SELU (Scaled ELU)¶
Formula¶
\[
\mathrm{SELU}(x)=\lambda
\begin{cases}
x, & x>0\\
\alpha(e^x-1), & x\le 0
\end{cases}
\]
Plot¶
fn: 1.0507*((x+abs(x))/2 + 1.67326*(exp((x-abs(x))/2)-1))
xmin: -4
xmax: 4
ymin: -2
ymax: 4.5
height: 280
title: SELU(x) (default alpha, lambda)
Parameters¶
- \(x\): scalar input (applied elementwise)
- \(\alpha,\lambda\): fixed constants chosen for self-normalizing behavior
What it means¶
SELU rescales ELU to encourage activations to maintain stable mean/variance across layers under specific conditions.
What it's used for¶
- Self-normalizing neural network setups.

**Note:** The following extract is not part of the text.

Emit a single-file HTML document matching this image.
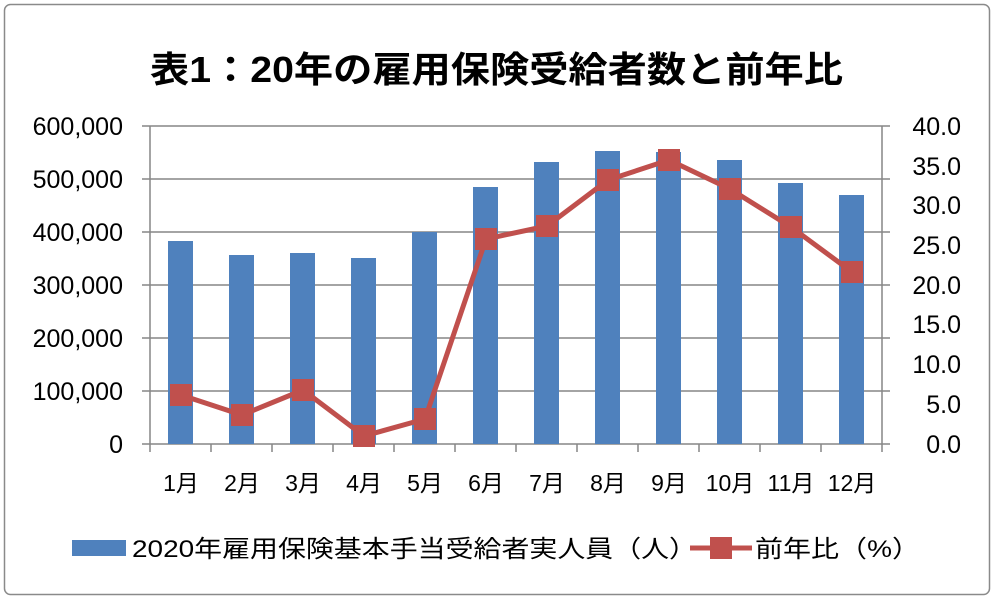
<!DOCTYPE html>
<html><head><meta charset="utf-8"><style>
body{margin:0;background:#fff;}
svg{display:block;font-family:"Liberation Sans","Noto Sans CJK JP",sans-serif;}
</style></head><body>
<svg width="1000" height="603" viewBox="0 0 1000 603">
<rect x="4.5" y="4.5" width="985" height="590" rx="6" fill="#fff" stroke="#8a8a8a" stroke-width="1.5"/>
<text x="150" y="82" font-size="36" font-weight="bold" fill="#000" textLength="693" lengthAdjust="spacingAndGlyphs">表1：20年の雇用保険受給者数と前年比</text>
<g stroke="#868686" stroke-width="1.5">
<line x1="142" y1="126" x2="890" y2="126"/>
<line x1="142" y1="179" x2="890" y2="179"/>
<line x1="142" y1="232" x2="890" y2="232"/>
<line x1="142" y1="285" x2="890" y2="285"/>
<line x1="142" y1="338" x2="890" y2="338"/>
<line x1="142" y1="391" x2="890" y2="391"/>
<line x1="142" y1="444" x2="890" y2="444"/>
<line x1="150" y1="126" x2="150" y2="452"/>
<line x1="882" y1="126" x2="882" y2="452"/>
<line x1="211" y1="444" x2="211" y2="452"/><line x1="272" y1="444" x2="272" y2="452"/>
<line x1="333" y1="444" x2="333" y2="452"/><line x1="394" y1="444" x2="394" y2="452"/>
<line x1="455" y1="444" x2="455" y2="452"/><line x1="516" y1="444" x2="516" y2="452"/>
<line x1="577" y1="444" x2="577" y2="452"/><line x1="638" y1="444" x2="638" y2="452"/>
<line x1="699" y1="444" x2="699" y2="452"/><line x1="760" y1="444" x2="760" y2="452"/>
<line x1="821" y1="444" x2="821" y2="452"/>
</g>
<g fill="#4f81bd">
<rect x="168" y="241" width="25" height="203"/>
<rect x="229" y="255" width="25" height="189"/>
<rect x="290" y="253" width="25" height="191"/>
<rect x="351" y="258" width="25" height="186"/>
<rect x="412" y="232" width="25" height="212"/>
<rect x="473" y="187" width="25" height="257"/>
<rect x="534" y="162" width="25" height="282"/>
<rect x="595" y="151" width="25" height="293"/>
<rect x="656" y="152" width="25" height="292"/>
<rect x="717" y="160" width="25" height="284"/>
<rect x="778" y="183" width="25" height="261"/>
<rect x="839" y="195" width="25" height="249"/>
</g>
<polyline fill="none" stroke="#c0504d" stroke-width="5" stroke-linejoin="round" points="181,395 242,415 303,390 364,436 425,419 486,239 547,226 608,180 669,160 730,189 791,227 852,272"/>
<g fill="#c0504d">
<rect x="170" y="384" width="22" height="22"/><rect x="231" y="404" width="22" height="22"/>
<rect x="292" y="379" width="22" height="22"/><rect x="353" y="425" width="22" height="22"/>
<rect x="414" y="408" width="22" height="22"/><rect x="475" y="228" width="22" height="22"/>
<rect x="536" y="215" width="22" height="22"/><rect x="597" y="169" width="22" height="22"/>
<rect x="658" y="149" width="22" height="22"/><rect x="719" y="178" width="22" height="22"/>
<rect x="780" y="216" width="22" height="22"/><rect x="841" y="261" width="22" height="22"/>
</g>
<g font-size="25" fill="#000" text-anchor="end">
<text x="123" y="135">600,000</text><text x="123" y="188">500,000</text>
<text x="123" y="241">400,000</text><text x="123" y="294">300,000</text>
<text x="123" y="347">200,000</text><text x="123" y="400">100,000</text>
<text x="123" y="453">0</text>
</g>
<g font-size="25" fill="#000" text-anchor="end">
<text x="961" y="135">40.0</text><text x="961" y="175">35.0</text>
<text x="961" y="214">30.0</text><text x="961" y="254">25.0</text>
<text x="961" y="294">20.0</text><text x="961" y="333">15.0</text>
<text x="961" y="373">10.0</text><text x="961" y="413">5.0</text>
<text x="961" y="453">0.0</text>
</g>
<g font-size="23" fill="#000" text-anchor="middle">
<text x="181" y="491">1月</text><text x="242" y="491">2月</text><text x="303" y="491">3月</text>
<text x="364" y="491">4月</text><text x="425" y="491">5月</text><text x="486" y="491">6月</text>
<text x="547" y="491">7月</text><text x="608" y="491">8月</text><text x="669" y="491">9月</text>
<text x="730" y="491">10月</text><text x="791" y="491">11月</text><text x="852" y="491">12月</text>
</g>
<rect x="72" y="540" width="54" height="16" fill="#4f81bd"/>
<text x="132" y="557" font-size="24" fill="#000" textLength="565" lengthAdjust="spacingAndGlyphs">2020年雇用保険基本手当受給者実人員（人）</text>
<line x1="690" y1="548" x2="752" y2="548" stroke="#c0504d" stroke-width="5"/>
<rect x="710" y="537" width="22" height="22" fill="#c0504d"/>
<text x="755" y="557" font-size="24" fill="#000" textLength="165" lengthAdjust="spacingAndGlyphs">前年比（%）</text>
</svg>
</body></html>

- Hidden activations when architecture/initialization match SELU assumptions.
Key properties¶
- Designed to preserve activation statistics approximately.
- Combines ELU-style negative branch with a scaling factor.
Common gotchas¶
- Benefits depend on matching assumptions (initialization, architecture, normalization choices).
- Mixing SELU with arbitrary normalization/dropout variants can remove the intended effect.
Example¶
SELU has the same piecewise shape as ELU but scaled by \(\lambda\), so positive inputs are amplified linearly.
How to Compute (Pseudocode)¶
Input: tensor/vector x
Output: y = SELU(x) applied elementwise
for each element x_i in x:
y_i <- lambda * (x_i if x_i > 0 else alpha * (exp(x_i) - 1))
return y
Complexity¶
- Time: \(O(m)\) elementwise operations for \(m\) inputs
- Space: \(O(m)\) for the output tensor/vector (or \(O(1)\) extra if done in place)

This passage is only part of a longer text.